Abstract

This paper investigates South Africa’s dual exchange rate experiment during the period 1985–1995, wherein the commercial rand rate is set by current account transactions while the financial rand rate is set by capital account transactions. Tests show that the dual-rate system was highly effective in segmenting FX markets for the commercial vs. financial rands, thereby providing a ‘controlled lab’ setting to study key exchange rate questions. Our analysis reveals striking differences in empirical features of the commercial and financial rates. Although the financial rate follows a random walk process, the commercial rate does not and hence, is predictable.
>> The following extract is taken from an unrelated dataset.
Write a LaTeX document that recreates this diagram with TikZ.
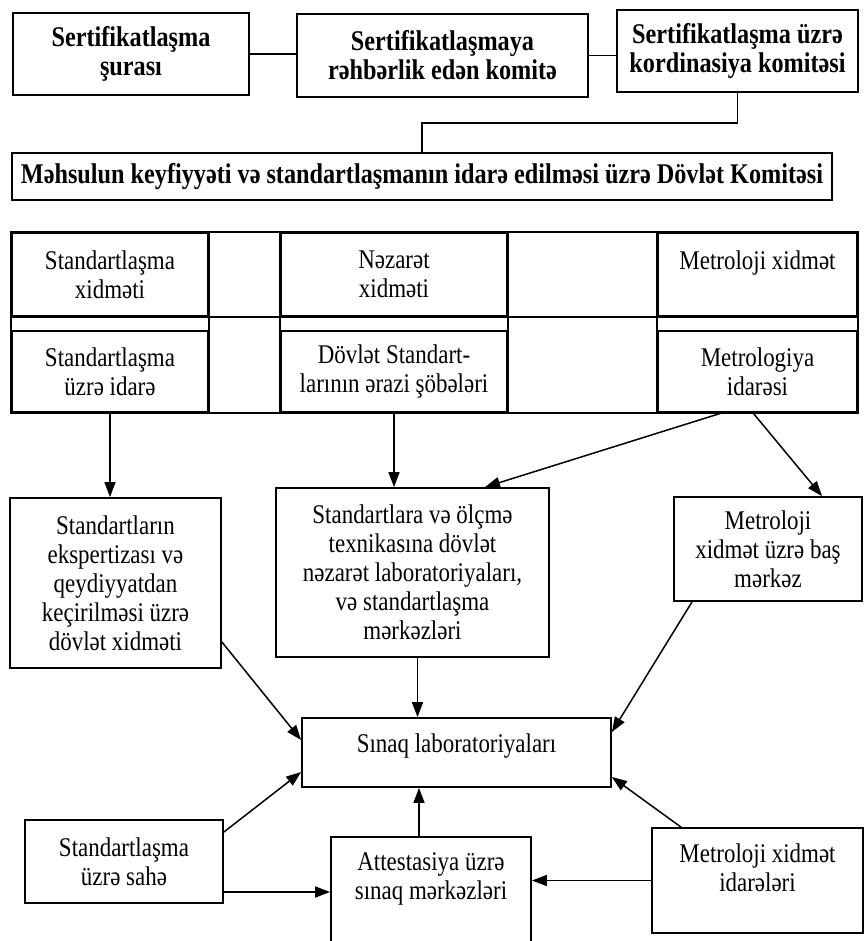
\documentclass[tikz,border=0pt]{standalone}
\usepackage{fontspec}
\setmainfont{Liberation Serif}[FakeStretch=0.85]
\usepackage{tikz}
\usetikzlibrary{arrows.meta, positioning, calc}

\begin{document}
\begin{tikzpicture}[x=1pt, y=-1pt,
    box/.style={rectangle, draw, line width=1.8pt, align=center, inner sep=0pt, font=\fontsize{27}{29}\selectfont},
    boldbox/.style={box, font=\fontsize{28.5}{29}\selectfont\bfseries},
    arrow/.style={-{Triangle[length=15pt, width=11pt]}, line width=1.5pt},
    link/.style={line width=1.8pt}
]
\path[use as bounding box, fill=white] (0,0) rectangle (865,941);

% Top row
\node[boldbox, minimum width=236pt, minimum height=82pt] (sovet) at (131,54) {Sertifikatlaşma\\şurası};
\node[boldbox, minimum width=291pt, minimum height=83pt] (rehber) at (442.5,55.5) {Sertifikatlaşmaya\\rəhbərlik edən komitə};
\node[boldbox, minimum width=241pt, minimum height=82pt] (koord) at (737.5,51) {Sertifikatlaşma üzrə\\kordinasiya komitəsi};
\node[boldbox, minimum width=820pt, minimum height=47pt] (komite) at (422,176.5) {Məhsulun keyfiyyəti və standartlaşmanın idarə edilməsi üzrə Dövlət Komitəsi};

\draw[link] (sovet.east) -- (sovet.east -| rehber.west);
\draw[link] (rehber.east) -- (rehber.east -| koord.west);
\draw[link] (koord.south) -- ++(0,30) -| (komite.north);

% Services table
\node[box, minimum width=196pt, minimum height=83pt] (st1) at (110,274.5) {Standartlaşma\\xidməti};
\node[box, minimum width=226pt, minimum height=83pt] (nz1) at (394,274.5) {Nəzarət\\xidməti};
\node[box, minimum width=199pt, minimum height=83pt] (mt1) at (757.5,274.5) {Metroloji xidmət\\\mbox{}};
\node[box, minimum width=196pt, minimum height=81pt] (st2) at (110,371.5) {Standartlaşma\\üzrə idarə};
\node[box, minimum width=226pt, minimum height=81pt] (nz2) at (394,371.5) {Dövlət Standart-\\larının ərazi şöbələri};
\node[box, minimum width=199pt, minimum height=81pt] (mt2) at (757.5,371.5) {Metrologiya\\idarəsi};

\draw[link] (st1.north west) rectangle (mt2.south east);
\draw[link] (st1.south west) -- (mt1.south east);
\foreach \up/\down in {st1/st2, nz1/nz2, mt1/mt2} {
    \draw[link] (\up.north west) -- (\down.south west);
    \draw[link] (\up.north east) -- (\down.south east);
}

% Middle level
\node[box, minimum width=211pt, minimum height=170pt] (expert) at (115.5,583) {Standartların\\ekspertizası və\\qeydiyyatdan\\keçirilməsi üzrə\\dövlət xidməti};
\node[box, minimum width=273pt, minimum height=169pt] (lab) at (412.5,572.5) {Standartlara və ölçmə\\texnikasına dövlət\\nəzarət laboratoriyaları,\\və standartlaşma\\mərkəzləri};
\node[box, minimum width=188pt, minimum height=104pt] (bas) at (768,549) {Metroloji\\xidmət üzrə baş\\mərkəz};

\draw[arrow] (st2.south) -- (st2.south |- expert.north);
\draw[arrow] (nz2.south) -- (nz2.south |- lab.north);
\draw[arrow] ([xshift=-35.5pt]mt2.south) -- ([xshift=72.5pt]lab.north);
\draw[arrow] ([xshift=-4.5pt]mt2.south) -- ([xshift=54pt]bas.north);

% Test laboratories
\node[box, minimum width=309pt, minimum height=69pt, text depth=19pt] (sinaq) at (456.5,752.5) {Sınaq laboratoriyaları};

\draw[arrow] ([xshift=5pt]lab.south) -- ([xshift=5pt]lab.south |- sinaq.north);
\draw[arrow] ([yshift=-59pt]expert.east) -- ([yshift=12.5pt]sinaq.west);
\draw[arrow] ([xshift=-76pt]bas.south) -- ([yshift=20.5pt]sinaq.east);

% Bottom row
\node[box, minimum width=198pt, minimum height=83pt] (sahe) at (124,861.5) {Standartlaşma\\üzrə sahə};
\node[box, minimum width=200pt, minimum height=108pt, text depth=30pt] (att) at (431,891) {Attestasiya üzrə\\sınaq mərkəzləri};
\node[box, minimum width=211pt, minimum height=105pt, text depth=26pt] (metid) at (757.5,880.5) {Metroloji xidmət\\idarələri};

\draw[arrow] ([yshift=29.5pt]sahe.east) -- ([yshift=-19.5pt]sinaq.west);
\draw[arrow] ([xshift=-12pt]att.north) -- ([xshift=-12pt]att.north |- sinaq.south);
\draw[arrow] ([yshift=-30.5pt]sahe.east) -- ([yshift=-30.5pt]sahe.east -| att.west);
\draw[arrow] (metid.west) -- (metid.west -| att.east);
\draw[arrow] ([xshift=-76.5pt]metid.north) -- ([yshift=-24.5pt]sinaq.east);

\end{tikzpicture}
\end{document}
The financial rand rate exhibits a high, time-varying volatility occurring in clusters while the commercial rate shows a relatively low. The purchasing power parity (PPP) tends to hold for the commercial rate but fails to hold for the financial rate. Similarly, tests show that the commercial rate is linked to macroeconomic fundamentals but the financial rand rate is disconnected from the fundamentals. Finally, fundamental-based models outperform the random walk benchmark in predicting the commercial rate but fail to do so in predicting the financial rate. Overall, our findings suggest that the rising dominance of international investment over trade may be responsible for the well-known behavior of recent flexible exchange rates such as the random walk, failure of PPP, and a tenuous link with fundamental economic variables.